The deterministic multi-touch attribution model that traced every user across every touch and assigned weighted credit. The post-IDFA cookie loss made the underlying data too sparse to support the methodology. The vendors who sold this in 2019 are mostly out of the business or have repositioned around MMM and incrementality.

The “single source of truth” attribution dashboard that promised to reconcile all advertising platform data into a unified view. The walled-garden data limitations made this impossible to do well, and the teams that tried have walked back to a more layered measurement stack.

What the working 2026 stack looks like:

A platform-level data-driven attribution for in-platform optimisation, accepting that the platforms are doing their own attribution and that this is fine for tactical purposes.

A cross-platform last-click reporting view for tactical decision support, with clear understanding that it under-credits upper-funnel work.
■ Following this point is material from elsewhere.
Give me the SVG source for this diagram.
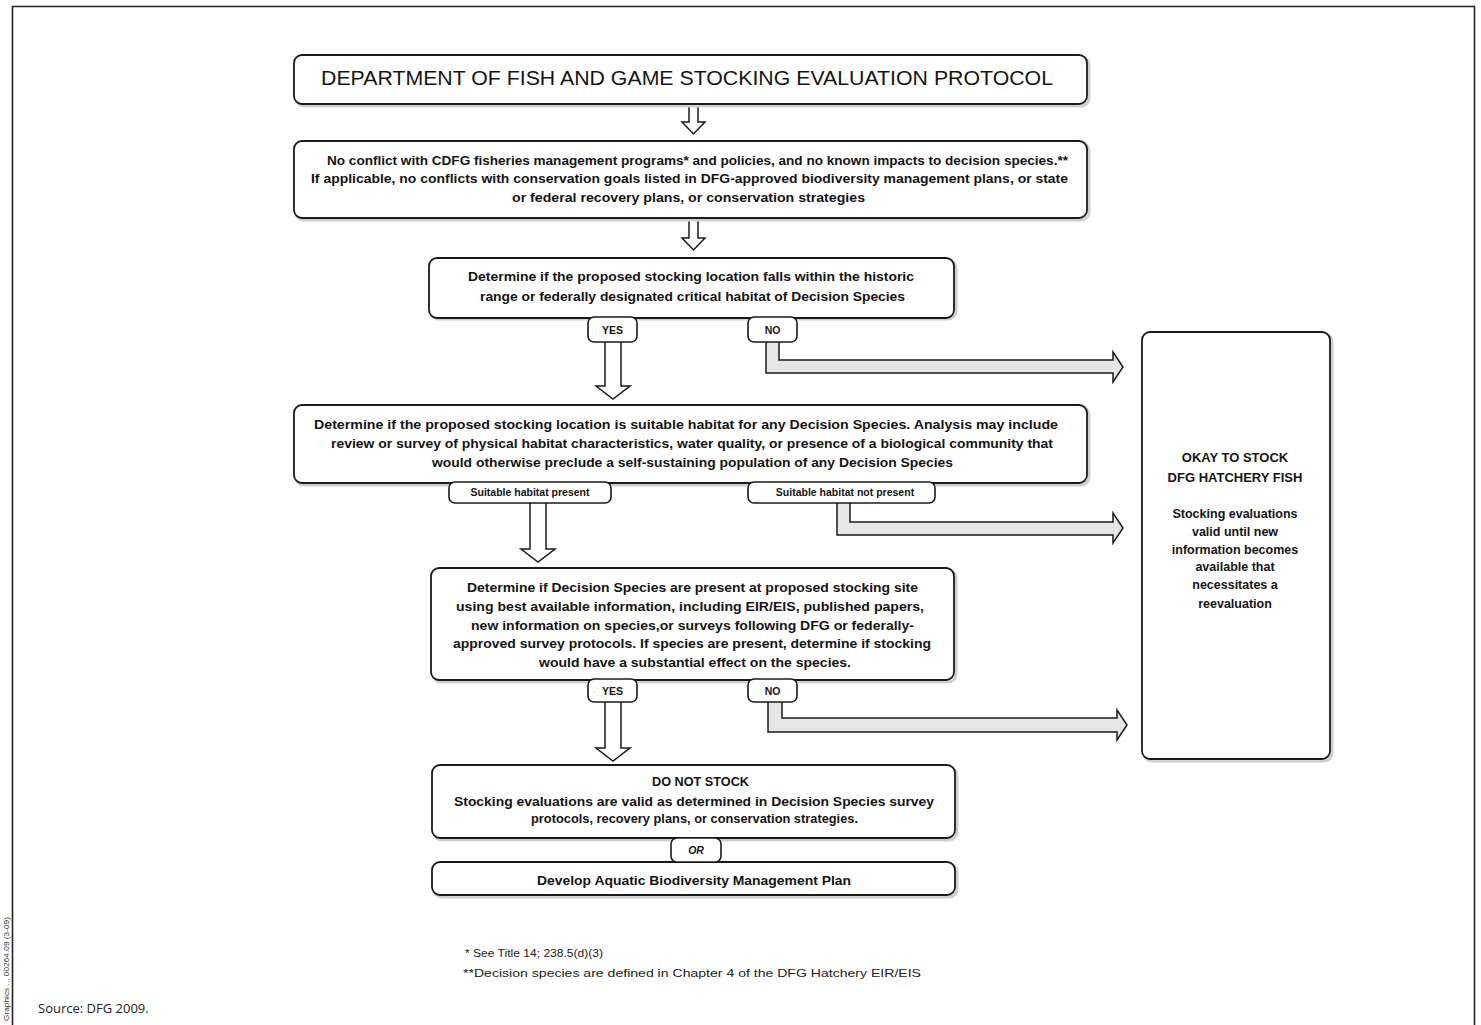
<svg xmlns="http://www.w3.org/2000/svg" width="1481" height="1025" viewBox="0 0 1481 1025">
<style>
.box{fill:#fff;stroke:#1a1a1a;stroke-width:1.8}
.shadow{fill:none;stroke:#cfcfcf;stroke-width:3}
.tab{fill:#fff;stroke:#1a1a1a;stroke-width:1.6}
.t{font-family:"Liberation Sans",Arial,sans-serif;font-weight:bold;font-size:12.5px;fill:#141414;text-anchor:middle}
.tt{font-family:"Liberation Sans",Arial,sans-serif;font-size:20px;fill:#141414;text-anchor:middle}
.tl{font-family:"Liberation Sans",Arial,sans-serif;font-weight:bold;font-size:10.5px;fill:#141414;text-anchor:middle}
.rb{font-family:"Liberation Sans",Arial,sans-serif;font-weight:bold;font-size:13px;fill:#141414;text-anchor:middle}
.fn{font-family:"Liberation Sans",Arial,sans-serif;font-size:11.5px;fill:#222}
.hollow{fill:#fff;stroke:#1a1a1a;stroke-width:1.5;stroke-linejoin:miter}
.gray{fill:#e6e6e6;stroke:#1a1a1a;stroke-width:1.5;stroke-linejoin:miter}
</style>
<rect width="1481" height="1025" fill="#fff"/>
<path d="M12.5,1025 V6.5 H1474.5 V1025" fill="none" stroke="#222" stroke-width="1.6"/>
<text transform="translate(8.5,1021) rotate(-90)" font-family="Liberation Sans,Arial,sans-serif" font-size="6.5" fill="#333" textLength="104" lengthAdjust="spacingAndGlyphs">Graphics ... 00264.09 (3-09)</text>

<g id="connectors">
  <path class="hollow" d="M689,105 V122 H682 L693.5,134 L705,122 H698 V105 Z"/>
  <path class="hollow" d="M689,220 V238 H682 L693.5,250 L705,238 H698 V220 Z"/>
  <path class="hollow" d="M605,341 V386 H596 L613,399 L630,386 H621 V341 Z"/>
  <path class="gray" d="M766,341 V373 H1113 V382 L1123,367 L1113,352 V360 H779 V341 Z"/>
  <path class="hollow" d="M530,502 V549 H521 L538,562 L555,549 H546 V502 Z"/>
  <path class="gray" d="M837,502 V535 H1113 V543 L1123,528 L1113,513 V522 H850 V502 Z"/>
  <path class="hollow" d="M605,701 V748 H596 L613,761 L630,748 H621 V701 Z"/>
  <path class="gray" d="M768,701 V732 H1117 V740 L1127,725 L1117,710 V718 H782 V701 Z"/>
</g>

<g id="title">
  <rect class="shadow" x="296" y="57" width="793" height="49" rx="8"/>
  <rect class="box" x="294" y="55" width="793" height="49" rx="8"/>
  <text class="tt" x="687" y="85" textLength="732" lengthAdjust="spacingAndGlyphs">DEPARTMENT OF FISH AND GAME STOCKING EVALUATION PROTOCOL</text>
</g>

<g id="no-conflict">
  <rect class="shadow" x="296" y="143" width="793" height="77" rx="8"/>
  <rect class="box" x="294" y="141" width="793" height="77" rx="8"/>
  <text class="t" x="697.5" y="164.5" textLength="741" lengthAdjust="spacingAndGlyphs">No conflict with CDFG fisheries management programs* and policies, and no known impacts to decision species.**</text>
  <text class="t" x="689.5" y="183" textLength="757" lengthAdjust="spacingAndGlyphs">If applicable, no conflicts with conservation goals listed in DFG-approved biodiversity management plans, or state</text>
  <text class="t" x="688.5" y="201.5" textLength="353" lengthAdjust="spacingAndGlyphs">or federal recovery plans, or conservation strategies</text>
</g>

<g id="historic-range">
  <rect class="shadow" x="431" y="260" width="525" height="59" rx="8"/>
  <rect class="box" x="429" y="258" width="525" height="60" rx="8"/>
  <text class="t" x="691" y="280.5" textLength="446" lengthAdjust="spacingAndGlyphs">Determine if the proposed stocking location falls within the historic</text>
  <text class="t" x="692.5" y="300.5" textLength="425" lengthAdjust="spacingAndGlyphs">range or federally designated critical habitat of Decision Species</text>
  <rect class="tab" x="588" y="317" width="49" height="25" rx="6"/>
  <text class="tl" x="612.5" y="334">YES</text>
  <rect class="tab" x="748" y="317" width="49" height="25" rx="6"/>
  <text class="tl" x="772.5" y="334">NO</text>
</g>

<g id="suitable-habitat">
  <rect class="shadow" x="296" y="407" width="793" height="78" rx="8"/>
  <rect class="box" x="294" y="405" width="793" height="78" rx="8"/>
  <text class="t" x="686" y="428.5" textLength="744" lengthAdjust="spacingAndGlyphs">Determine if the proposed stocking location is suitable habitat for any Decision Species.  Analysis may include</text>
  <text class="t" x="692" y="447.5" textLength="722" lengthAdjust="spacingAndGlyphs">review or survey of physical habitat characteristics, water quality, or presence of a biological community that</text>
  <text class="t" x="692.5" y="466.5" textLength="521" lengthAdjust="spacingAndGlyphs">would otherwise preclude a self-sustaining population of any Decision Species</text>
  <rect class="tab" x="449" y="482" width="162" height="21" rx="6"/>
  <text class="tl" x="530" y="496">Suitable habitat present</text>
  <rect class="tab" x="748" y="482" width="187" height="21" rx="6"/>
  <text class="tl" x="845" y="496">Suitable habitat not present</text>
</g>

<g id="species-present">
  <rect class="shadow" x="433" y="570" width="523" height="112" rx="8"/>
  <rect class="box" x="431" y="568" width="523" height="112" rx="8"/>
  <text class="t" x="692.5" y="591.5" textLength="451" lengthAdjust="spacingAndGlyphs">Determine if Decision Species are present at proposed stocking site</text>
  <text class="t" x="690" y="610.5" textLength="468" lengthAdjust="spacingAndGlyphs">using best available information, including EIR/EIS, published papers,</text>
  <text class="t" x="692.5" y="629.5" textLength="443" lengthAdjust="spacingAndGlyphs">new information on species,or surveys following DFG or federally-</text>
  <text class="t" x="692" y="647.5" textLength="478" lengthAdjust="spacingAndGlyphs">approved survey protocols. If species are present, determine if stocking</text>
  <text class="t" x="695" y="666.5" textLength="312" lengthAdjust="spacingAndGlyphs">would have a substantial effect on the species.</text>
  <rect class="tab" x="588" y="679" width="49" height="23" rx="6"/>
  <text class="tl" x="612.5" y="694.5">YES</text>
  <rect class="tab" x="748" y="679" width="49" height="23" rx="6"/>
  <text class="tl" x="772.5" y="694.5">NO</text>
</g>

<g id="do-not-stock">
  <rect class="shadow" x="434" y="767" width="523" height="73" rx="8"/>
  <rect class="box" x="432" y="765" width="523" height="73" rx="8"/>
  <text class="t" x="700.5" y="785.5" textLength="97" lengthAdjust="spacingAndGlyphs">DO NOT STOCK</text>
  <text class="t" x="694" y="805.5" textLength="480" lengthAdjust="spacingAndGlyphs">Stocking evaluations are valid as determined in Decision Species survey</text>
  <text class="t" x="694.5" y="822.5" textLength="327" lengthAdjust="spacingAndGlyphs">protocols, recovery plans, or conservation strategies.</text>
</g>

<g id="develop-plan">
  <rect class="shadow" x="434" y="864" width="523" height="33" rx="8"/>
  <rect class="box" x="432" y="862" width="523" height="33" rx="8"/>
  <text class="t" x="694" y="884.5" textLength="314" lengthAdjust="spacingAndGlyphs">Develop Aquatic Biodiversity Management Plan</text>
</g>

<g id="or-tab">
  <rect class="tab" x="671" y="838" width="50" height="24" rx="6"/>
  <text class="tl" x="696" y="854" font-style="italic">OR</text>
</g>

<g id="okay-to-stock">
  <rect class="shadow" x="1144" y="334" width="188" height="427" rx="8"/>
  <rect class="box" x="1142" y="332" width="188" height="427" rx="8"/>
  <text class="rb" x="1235" y="461.5">OKAY TO STOCK</text>
  <text class="rb" x="1235" y="481.5">DFG HATCHERY FISH</text>
  <text class="t" x="1235" y="517.5">Stocking evaluations</text>
  <text class="t" x="1235" y="535.5">valid until new</text>
  <text class="t" x="1235" y="553.5">information becomes</text>
  <text class="t" x="1235" y="570.5">available that</text>
  <text class="t" x="1235" y="588.5">necessitates a</text>
  <text class="t" x="1235" y="607.5">reevaluation</text>
</g>

<g id="footnotes">
  <text class="fn" x="465" y="957" textLength="138" lengthAdjust="spacingAndGlyphs">* See Title 14; 238.5(d)(3)</text>
  <text class="fn" x="463" y="977" textLength="458" lengthAdjust="spacingAndGlyphs">**Decision species are defined in Chapter 4 of the DFG Hatchery EIR/EIS</text>
</g>
<text x="38" y="1013" font-family="Open Sans,Noto Sans,sans-serif" font-size="13" fill="#222">Source: DFG 2009.</text>
</svg>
A regular media mix modelling exercise — quarterly or monthly — for strategic budget allocation, run either by an in-house data science team or by a specialist vendor.

A planned programme of incrementality tests across the major channels, with the tests sized for statistical reliability and the cadence sized for ongoing operational utility.

A clean data foundation — server-side tagging, first-party customer identity, consent governance — that supports all of the above.

For Australian marketing teams operating in May 2026, the read is that the attribution conversation is in a healthier place than it was three years ago. The teams that match the methodology to the question are getting clean answers. The teams that demand a single number from a single methodology are working from a 2019 expectation that has not been met by the 2026 measurement environment.

The 2026 best-practice attribution programme is multi-method, layered, and honest about uncertainty. The teams that have got there are making better budget allocation decisions than the teams that have not.